Path: utzoo!utgpu!news-server.csri.toronto.edu!cs.utexas.edu!usc!samsung!crackers!m2c!risky.ecs.umass.edu!dime!chelm.cs.umass.edu!yodaiken
From: yodaiken@chelm.cs.umass.edu (victor yodaiken)
Newsgroups: comp.lang.misc
Subject: Re: The Halting Problem is _not_ solvable on real com
Message-ID: <30505@dime.cs.umass.edu>
Date: 14 May 91 14:17:30 GMT
References: <1991May10.155454.2239@maths.nott.ac.uk> <3125@cirrusl.UUCP> <3069@optima.cs.arizona.edu>
Sender: news@dime.cs.umass.edu
Organization: University of Massachusetts, Amherst
Lines: 19

In article <3069@optima.cs.arizona.edu> kwalker@cs.arizona.edu (Kenneth Walker) writes:
>
>For the moment, lets assume our analysis routine manages to place a bound
>on the number of states (size of memory) that will exist in the compiled
>program and that the analysis program must itself execute within the same
>finite-state machine. Because the analysis routine must itself be coded
>in some of the states, it does not have enough states to represent the
>states of the program it is analysing. Is there any hope (in a theoretical
>sense) of a finite state machine computing interesting properties of
>an arbitrary finite state machine of its own size?
>


No.
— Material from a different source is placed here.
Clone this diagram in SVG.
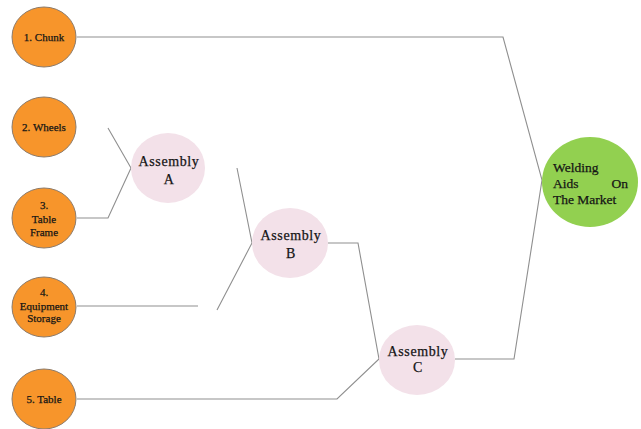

But, a finite machine of size X can solve the halting problem for
finite machines of size Y, supposing that Y is sufficiently smaller than X.
In practical terms, this means a cross-compiler on a CRAY might be able
to detect failure to halt in programs being compiled for a small micro.
But, the exact ratio between X and Y depends on your ingenuity,the
programming language, and  the class of programs you find interesting.